What is consciousness? Why our minds may fly while our bodies are inert? How does a subjective state of consciousness arise from an objective state of brain tissue? While the subject of human consciousness traditionally belongs to the domain of philosophy, recent advances in cognitive science makes it possible to decipher the mechanism of consciousness in the lab. On a recent July afternoon, preeminent brain scientist Stanislas Dehaene, Professor from Collège de France, presented a set of tantalizing recent discoveries to a packed auditorium in the Shanghai Science and Technology Museum in the sweltering July heat.
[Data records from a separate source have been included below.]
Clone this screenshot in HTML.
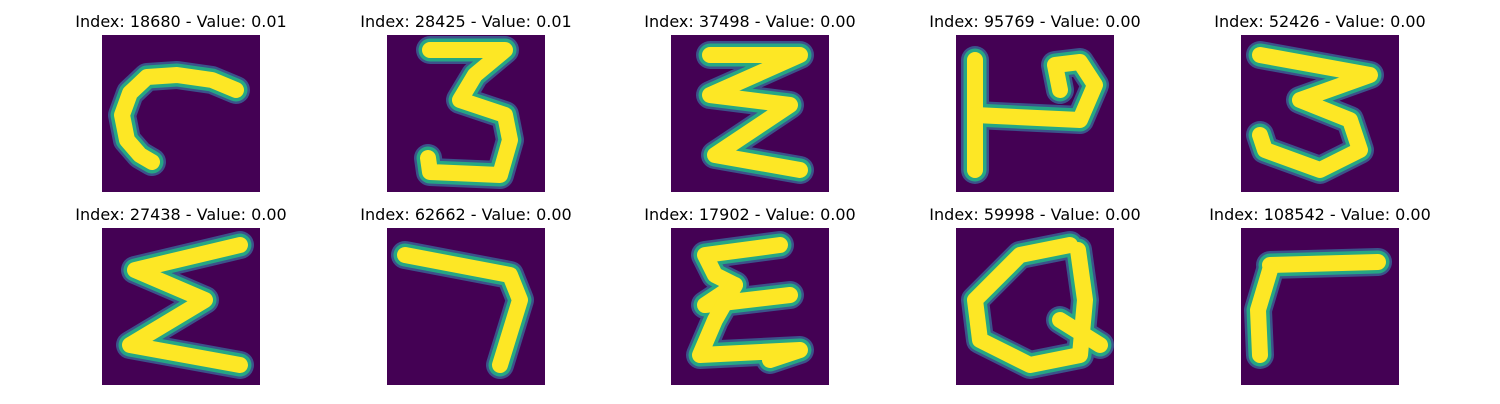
<!DOCTYPE html>
<html><head><meta charset="utf-8"><style>
body{margin:0;background:#fff;width:1500px;height:400px;overflow:hidden;font-family:"DejaVu Sans","Liberation Sans",sans-serif}
</style></head><body>
<svg id="fig" width="1500" height="400" xmlns="http://www.w3.org/2000/svg"></svg>
<script>
const indices=[18680,28425,37498,95769,52426,27438,62662,17902,59998,108542];
const values=["0.01","0.01","0.00","0.00","0.00","0.00","0.00","0.00","0.00","0.00"];
const strokes=[
 [[[134,55],[110,45],[75,40],[45,42],[28,58],[20,80],[25,105],[38,120],[50,127]]],
 [[[43,15],[118,15],[88,40],[73,65],[118,80],[123,105],[113,140],[43,137],[41,123]]],
 [[[39,20],[129,20],[39,60],[119,70],[44,120],[129,135]]],
 [[[19,25],[19,135]],[[19,80],[124,85],[139,50],[124,27],[99,30],[104,55]]],
 [[[19,20],[129,40],[59,65],[109,85],[119,115],[79,135],[24,115],[19,100]]],
 [[[138,17],[33,42],[103,72],[28,117],[138,137]]],
 [[[18,27],[123,47],[133,72],[113,137]]],
 [[[109,17],[34,27],[44,47],[64,57],[34,77],[119,67]],[[64,57],[44,92],[29,127],[129,122],[99,132]]],
 [[[114,17],[64,27],[19,72],[24,112],[74,137],[124,127],[129,72],[122,22]],[[104,92],[144,117]]],
 [[[29,37],[137,34]],[[29,42],[17,82],[19,127]]]
];
const NS="http://www.w3.org/2000/svg";
const svg=document.getElementById('fig');
const xs=[102,387,671,956,1241], ys=[35,228], W=158,H=157;
for(let i=0;i<10;i++){
  const x0=xs[i%5], y0=ys[Math.floor(i/5)];
  const g=document.createElementNS(NS,'g');
  
  
  const t=document.createElementNS(NS,'text');
  
  
  t.setAttribute('x',x0+W/2);t.setAttribute('y',y0-8);
  t.setAttribute('text-anchor','middle');t.setAttribute('font-size','16');
  t.textContent='Index: '+indices[i]+' - Value: '+values[i];
  g.appendChild(t);
  const r=document.createElementNS(NS,'rect');
  
  
  r.setAttribute('x',x0);r.setAttribute('y',y0);r.setAttribute('width',W);r.setAttribute('height',H);
  r.setAttribute('fill','#440154');
  g.appendChild(r);
  const layers=[['#3b528b',28],['#26a784',23],['#fde725',16]];
  for(const [c,w] of layers){
    for(const s of strokes[i]){
      const p=document.createElementNS(NS,'polyline');
      
      
      p.setAttribute('points',s.map(q=>(x0+q[0])+','+(y0+q[1])).join(' '));
      p.setAttribute('fill','none');p.setAttribute('stroke',c);p.setAttribute('stroke-width',w);
      p.setAttribute('stroke-linecap','round');p.setAttribute('stroke-linejoin','round');
      g.appendChild(p);
    }
  }
  svg.appendChild(g);
}
</script>
</body></html>
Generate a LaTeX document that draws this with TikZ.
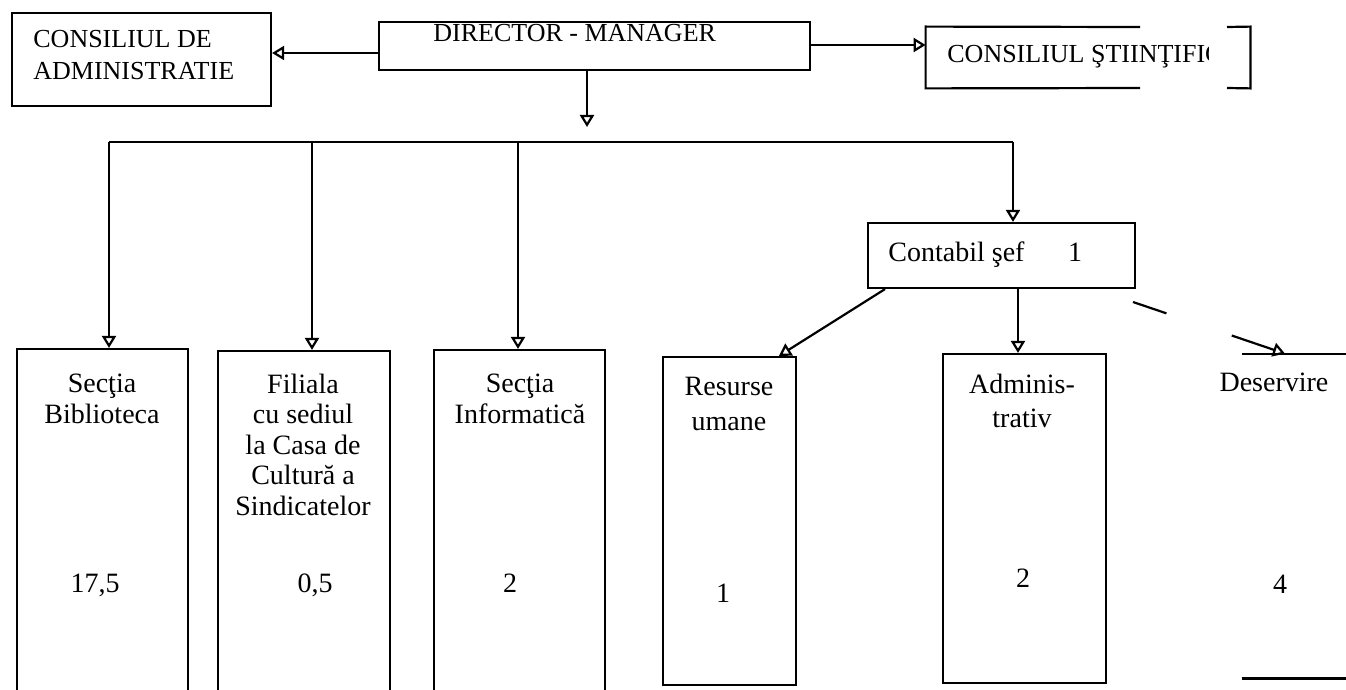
\documentclass[tikz,border=0pt]{standalone}
\usepackage{fontspec}
\setmainfont{Liberation Serif}
\usetikzlibrary{arrows.meta,fit,calc}

\begin{document}
\begin{tikzpicture}[x=0.5pt,y=-0.5pt,
    orgBox/.style={draw, line width=1.1pt, inner sep=0pt},
    orgLine/.style={line width=1.1pt},
    orgArrow/.style={line width=1.1pt, -{Triangle[open,length=6pt,width=7pt]}},
    topText/.style={font=\fontsize{13}{16}\selectfont, inner sep=0pt, anchor=base west, align=left},
    deptText/.style={font=\fontsize{14}{15.25}\selectfont, inner sep=0pt, anchor=base, align=center},
]
    \useasboundingbox (0,0) rectangle (1346,690);
    \clip (0,0) rectangle (1346,690);
%
    % conducere
    \node[orgBox, fit={(12,13) (271,106)}] (consAdm) {};
    \node[orgBox, fit={(379,22) (810,70)}] (director) {};
    \node[inner sep=0pt, fit={(926,27) (1250,88)}] (consSt) {};
    \draw[orgLine] (1140,27) -- (consSt.north west) -- (consSt.south west) -- (1140,88);
    \draw[orgLine] (1227,27) -- (consSt.north east) -- (consSt.south east) -- (1227,88);
    % the base anchor of a multi-line node sits on its last line
    \node[topText] (consAdmTxt) at (33,80) {CONSILIUL DE\\ADMINISTRATIE};
    \node[topText] (directorTxt) at (433,42) {DIRECTOR - MANAGER};
    \begin{scope}
        \clip (926,20) rectangle (1208,95);
        \node[topText] (consStTxt) at (947,63) {CONSILIUL ŞTIINŢIFIC};
    \end{scope}
    \draw[orgArrow] (director.west |- 0,53) -- (consAdm.east |- 0,53);
    \draw[orgArrow] (director.east |- 0,45) -- (consSt.west |- 0,45);
%
    % sectii
    \node[orgBox, fit={(17,349) (188,700)}] (bib) {};
    \node[orgBox, fit={(218,351) (390,700)}] (fil) {};
    \node[orgBox, fit={(434,350) (605,700)}] (inf) {};
    \node[orgBox, fit={(868,223) (1135,288)}] (contabil) {};
    \node[orgBox, fit={(663,357) (796,685)}] (res) {};
    \node[orgBox, fit={(943,354) (1106,683)}] (admv) {};
    \node[inner sep=0pt, fit={(1242,354) (1400,678)}] (des) {};
    \draw[orgLine] (des.north west) -- (des.north east) (des.south west) -- (des.south east);
%
    \coordinate (hub) at (587,127);
    \coordinate (busL) at (109,142);
    \coordinate (busR) at (1013,142);
    \draw[orgArrow] (director.south -| hub) -- (hub);
    \draw[orgLine] (busL) -- (busR);
    \foreach \dept/\xx in {bib/109, fil/312, inf/518}
        \draw[orgArrow] (\xx,142) -- (\dept.north -| \xx,0);
    \draw[orgArrow] (busR) -- (contabil.north -| busR);
%
    \draw[orgArrow] (contabil.south -| 885,0) -- (res.north -| 779,0);
    \draw[orgArrow] (contabil.south -| 1018,0) -- (admv.north -| 1018,0);
    \coordinate (desFrom) at (1133,302);
    \coordinate (desTo) at (des.north -| 1285,0);
    \draw[orgLine] (desFrom) -- ($(desFrom)!0.22!(desTo)$);
    \draw[orgArrow] ($(desFrom)!0.65!(desTo)$) -- (desTo);
%
    \node[font=\fontsize{14}{17}\selectfont, inner sep=0pt, anchor=base west] (contabilTxt) at (888,262) {Contabil şef};
    \node[font=\fontsize{14}{17}\selectfont, inner sep=0pt, anchor=base] (contabilNum) at (1075,262) {1};
    \node[deptText] (bibTxt) at (102,423) {Secţia\\Biblioteca};
    \node[deptText] (filTxt) at (303,515) {Filiala\\cu sediul\\la Casa de\\Cultură a\\Sindicatelor};
    \node[deptText] (infTxt) at (520,423) {Secţia\\Informatică};
    \node[deptText, font=\fontsize{14}{17.5}\selectfont] (resTxt) at (729,430) {Resurse\\umane};
    \node[deptText, font=\fontsize{14}{17}\selectfont] (admvTxt) at (1022,427) {Adminis-\\trativ};
    \node[deptText] (desTxt) at (1274,392) {Deservire};
    \node[deptText] (bibNum) at (95,592) {17,5};
    \node[deptText] (filNum) at (315,592) {0,5};
    \node[deptText] (infNum) at (510,592) {2};
    \node[deptText] (resNum) at (723,602) {1};
    \node[deptText] (admvNum) at (1023,587) {2};
    \node[deptText] (desNum) at (1280,593) {4};
\end{tikzpicture}
\end{document}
The Lecture, co-sponsored by NYU Shanghai, is part of the Shanghai Science Communication Forum co-organized by the Shanghai Science Education Development Foundation and the Shanghai Museum of Science and Technology.
Using a combination of intriguing video and images, Dehaene demonstrated how the scientists use visual illusions, subjective reports, neuroimaging results and tools in machine learning to decode subliminal images from brain signals and to identify the signatures of consciousness that emerge when these images pop into consciousness. Based on that, Dehaene proposed the “global neuronal workspace theory” which gives a succinct explanation about the information-processing architecture that underlines consciousness mind.
Many of the ideas and experiments discussed in the lecture could be traced back to Dehaene’s recently published book, Consciousness and the Brain: Deciphering How the Brain Codes Our Thoughts1. The book received many accolades from fellow scientists, including that of the Nobelist Eric Kandel. A member of the audience excitedly remarked afterwards, “I never realized that consciousness could be a subject of scientific and systemic research. Professor Dehaene’s explanation of signals of consciousness and unconsciousness in the human brain is very easy to follow. What impresses me the most is the clinical application of consciousness research in the diagnosis and treatment of patients in vegetative or minimally conscious state. What I see is the humanistic care in scientific research.”
Dr. Xiao-jing Wang, Associate Vice Chancellor for Research at NYU Shanghai and a world-renowned computational neuroscientist in his own right, delivered opening remarks for the Lecture. He remarked, “NYU Shanghai wishes to leverage its strength and influence in the international academia and continues the cooperation with Shanghai Museum of Science and Technology. Together we want to give the public access to the world’s most distinguished scholars like Professor Dehaene. This will raise the public’s awareness of the latest scientific discoveries and inspire young talents in Shanghai to dedicate themselves to cutting edge research such as brain science.
Distinguished certainly is Dehaene. Among his many honors, he is a member of the French Academy of Sciences, the Royal Academies for Science and the Arts of Belgium, and a Foreign Associate of the National Academy of Sciences of USA. Dehaene shared the 2014 Brain Prize, hailed as the Nobel Prize of Neuroscience, with Professors Giacomo Rizzolatti and Trevor Robbins.
- Dehaene, S. (2014). Consciousness and the brain: Deciphering how the brain codes our thoughts. Penguin.